• **RECORDED INFORMATION**:

⟨

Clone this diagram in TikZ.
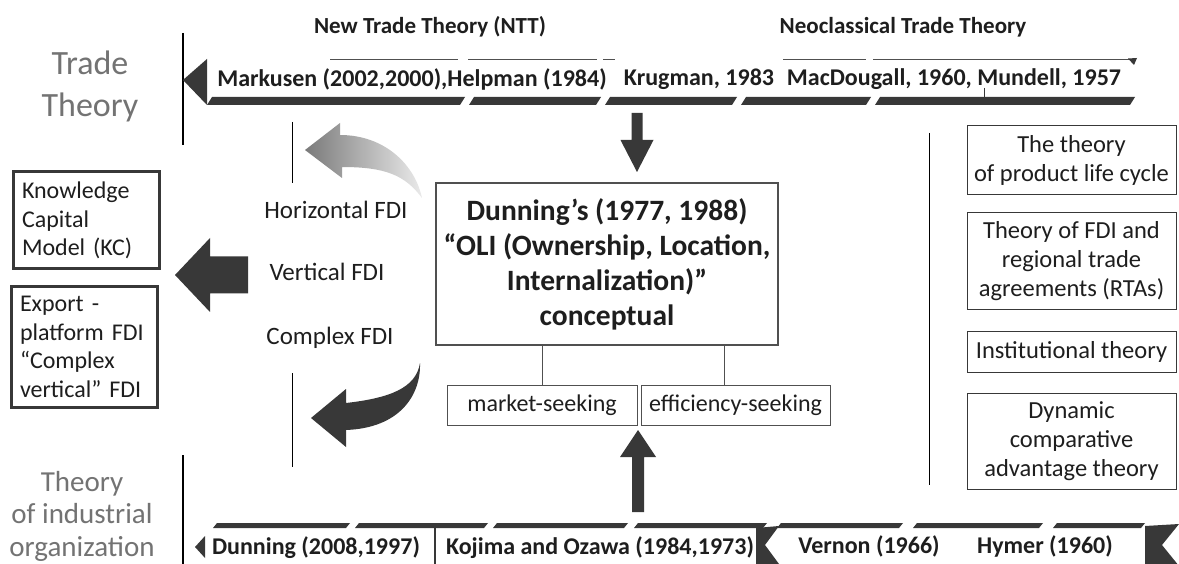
\documentclass[tikz,border=0pt]{standalone}
\usepackage{fontspec}
\setmainfont{Carlito}
\usetikzlibrary{calc}
\definecolor{dk}{HTML}{383838}
\definecolor{sidegray}{HTML}{737373}
\definecolor{txt}{HTML}{1E1E1E}
\definecolor{bord}{HTML}{505050}
\definecolor{gdark}{HTML}{7A7A7A}
\definecolor{glight}{HTML}{EAEAEA}
\begin{document}
\begin{tikzpicture}[x=1pt,y=-1pt,
  every node/.style={inner sep=0pt, text=txt},
  side/.style={text=sidegray, align=center},
  hdr/.style={font=\bfseries\fontsize{23}{27}\selectfont},
  band/.style={font=\bfseries\fontsize{24}{29}\selectfont},
  fdi/.style={font=\fontsize{25}{30}\selectfont},
  rbox/.style={draw=dk, line width=1pt, minimum width=209pt, align=center, font=\fontsize{24.5}{29}\selectfont},
  kbox/.style={draw=dk, line width=3pt, minimum width=146pt, text width=128pt, align=left, font=\fontsize{24}{28.5}\selectfont},
  sbox/.style={draw=bord, line width=0.8pt, minimum height=40pt, font=\fontsize{24}{28}\selectfont},
  thinline/.style={draw=bord, line width=0.8pt},
  axis/.style={draw=black, line width=2pt},
  sep/.style={draw=black, line width=0.8pt}
]
\useasboundingbox (0,0) rectangle (1179,564);
\fill[white] (0,0) rectangle (1179,564);

% side labels
\node[side, font=\fontsize{34}{42}\selectfont] (tt) at (90,86) {Trade\\Theory};
\node[side, font=\fontsize{29}{32.5}\selectfont] (tio) at (82,516) {Theory\\of industrial\\organization};
\draw[axis] (183,33) -- (183,145);
\draw[axis] (183,455) -- (183,564);

% headers
\node[hdr] (ntt) at (430,27) {New Trade Theory (NTT)};
\node[hdr] (nct) at (903,27) {Neoclassical Trade Theory};

% top band
\fill[dk] (183,80) -- (207,59) -- (207,105) -- cycle;
\foreach \a/\b in {207/465, 469/601, 605/737, 741/871, 875/1135}
  \fill[dk] (\a,105) -- (\a+5,97) -- (\b,97) -- (\b-5,105) -- cycle;
\foreach \a/\b in {330/458, 468/597, 603/615, 783/866, 873/1135}
  \draw[thinline] (\a,59) -- (\b,59);
\fill[dk] (1128,58.5) -- (1137,58) -- (1134,65) -- cycle;
\draw[dk, line width=0.6pt] (984,88) -- (984,103);
\node[band] (mk) at (412,79) {Markusen (2002,2000),Helpman (1984)};
\node[band] (kr) at (699,79) {Krugman, 1983};
\node[band] (md) at (954,79) {MacDougall, 1960, Mundell, 1957};

% central box
\node[draw=bord, line width=2pt, minimum width=342pt, minimum height=162pt, align=center,
      font=\bfseries\fontsize{29.5}{35}\selectfont] (oli) at (607,264)
      {Dunning’s (1977, 1988)\\“OLI (Ownership, Location,\\Internalization)”\\conceptual};

% down arrow
\coordinate (dtip) at (637,172);
\fill[dk] (dtip) -- ++(16.5,-32) -- ++(-11,0) -- ++(0,-27) -- ++(-11,0) -- ++(0,27) -- ++(-11,0) -- cycle;

% seeking boxes
\node[sbox, minimum width=190pt] (ms) at (542,405) {market-seeking};
\node[sbox, minimum width=189pt] (es) at (735.5,405) {efficiency-seeking};
\draw[thinline] (ms.north) -- (ms.north |- oli.south);
\draw[thinline] ($(es.north)+(-11.5,0)$) -- ($(es.north |- oli.south)+(-11.5,0)$);

% up arrow
\coordinate (utip) at (638,430);
\fill[dk] (utip) -- ++(18,27) -- ++(-12,0) -- ++(0,55) -- ++(-12,0) -- ++(0,-55) -- ++(-12,0) -- cycle;

% FDI labels
\node[fdi] (hf) at (336,210) {Horizontal FDI};
\node[fdi] (vf) at (327,272) {Vertical FDI};
\node[fdi] (cf) at (330,338) {Complex FDI};
\draw[sep] (292,122) -- (292,183);
\draw[sep] (292,373) -- (292,467);

% curved arrows
\shade[left color=gdark, right color=glight]
  (305,150) -- (340,123) -- (340,135) .. controls (385,135) and (415,165) .. (422,198)
  .. controls (405,175) and (385,167) .. (342,167) -- (342,178) -- cycle;
\fill[dk] (311,418) -- (346,389) -- (346,403) .. controls (390,398) and (416,388) .. (420,363)
  .. controls (421,395) and (400,428) .. (346,430) -- (346,447) -- cycle;

% left big arrow
\coordinate (ltip) at (175,275);
\fill[dk] (ltip) -- ++(35,-37) -- ++(0,18.5) -- ++(38,0) -- ++(0,37) -- ++(-38,0) -- ++(0,18.5) -- cycle;

% left boxes
\node[kbox, minimum height=97pt] (kc) at (86,220.5) {Knowledge\\Capital\\Model (KC)};
\node[kbox, minimum height=120pt] (ep) at (84,347) {Export -\\platform FDI\\“Complex\\vertical” FDI};

% right side
\draw[sep] (929,133) -- (929,485);
\node[rbox, minimum height=69pt] (plc) at (1071.5,160.5) {The theory\\of product life cycle};
\node[rbox, minimum height=97pt] (rta) at (1071.5,261.5) {Theory of FDI and\\regional trade\\agreements (RTAs)};
\node[rbox, minimum height=40pt] (inst) at (1071.5,352) {Institutional theory};
\node[rbox, minimum height=96pt] (dca) at (1071.5,441) {Dynamic\\comparative\\advantage theory};

% bottom band
\foreach \a/\b in {213/350, 355/488, 493/628, 634/767, 777/903, 913/1043, 1053/1145}
  \fill[dk] (\a,528) -- (\a+4,523) -- (\b,523) -- (\b-4,528) -- cycle;
\fill[dk] (195,547) -- (205,536) -- (205,558) -- cycle;
\draw[dk, line width=1.5pt] (435,528) -- (435,564);
\fill[dk] (756,528) -- (779,526) -- (765,545) -- (779,564) -- (756,564) -- cycle;
\fill[dk] (1145,526) -- (1179,524) -- (1162,545) -- (1179,566) -- (1145,566) -- cycle;
\node[band] (dn) at (316,548) {Dunning (2008,1997)};
\node[band] (ko) at (600,548) {Kojima and Ozawa (1984,1973)};
\node[band] (ve) at (869,546) {Vernon (1966)};
\node[band] (hy) at (1045,546) {Hymer (1960)};
\end{tikzpicture}
\end{document}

⟩

• **WORK TO DO**:
Repeat only what lies between the start of the data and the end of the line containing "(183,455) -- (183,564);", exactly, with pictures left out.

• **THE COMPLETED TASK**:
Clone this diagram in TikZ.
\documentclass[tikz,border=0pt]{standalone}
\usepackage{fontspec}
\setmainfont{Carlito}
\usetikzlibrary{calc}
\definecolor{dk}{HTML}{383838}
\definecolor{sidegray}{HTML}{737373}
\definecolor{txt}{HTML}{1E1E1E}
\definecolor{bord}{HTML}{505050}
\definecolor{gdark}{HTML}{7A7A7A}
\definecolor{glight}{HTML}{EAEAEA}
\begin{document}
\begin{tikzpicture}[x=1pt,y=-1pt,
  every node/.style={inner sep=0pt, text=txt},
  side/.style={text=sidegray, align=center},
  hdr/.style={font=\bfseries\fontsize{23}{27}\selectfont},
  band/.style={font=\bfseries\fontsize{24}{29}\selectfont},
  fdi/.style={font=\fontsize{25}{30}\selectfont},
  rbox/.style={draw=dk, line width=1pt, minimum width=209pt, align=center, font=\fontsize{24.5}{29}\selectfont},
  kbox/.style={draw=dk, line width=3pt, minimum width=146pt, text width=128pt, align=left, font=\fontsize{24}{28.5}\selectfont},
  sbox/.style={draw=bord, line width=0.8pt, minimum height=40pt, font=\fontsize{24}{28}\selectfont},
  thinline/.style={draw=bord, line width=0.8pt},
  axis/.style={draw=black, line width=2pt},
  sep/.style={draw=black, line width=0.8pt}
]
\useasboundingbox (0,0) rectangle (1179,564);
\fill[white] (0,0) rectangle (1179,564);

% side labels
\node[side, font=\fontsize{34}{42}\selectfont] (tt) at (90,86) {Trade\\Theory};
\node[side, font=\fontsize{29}{32.5}\selectfont] (tio) at (82,516) {Theory\\of industrial\\organization};
\draw[axis] (183,33) -- (183,145);
\draw[axis] (183,455) -- (183,564);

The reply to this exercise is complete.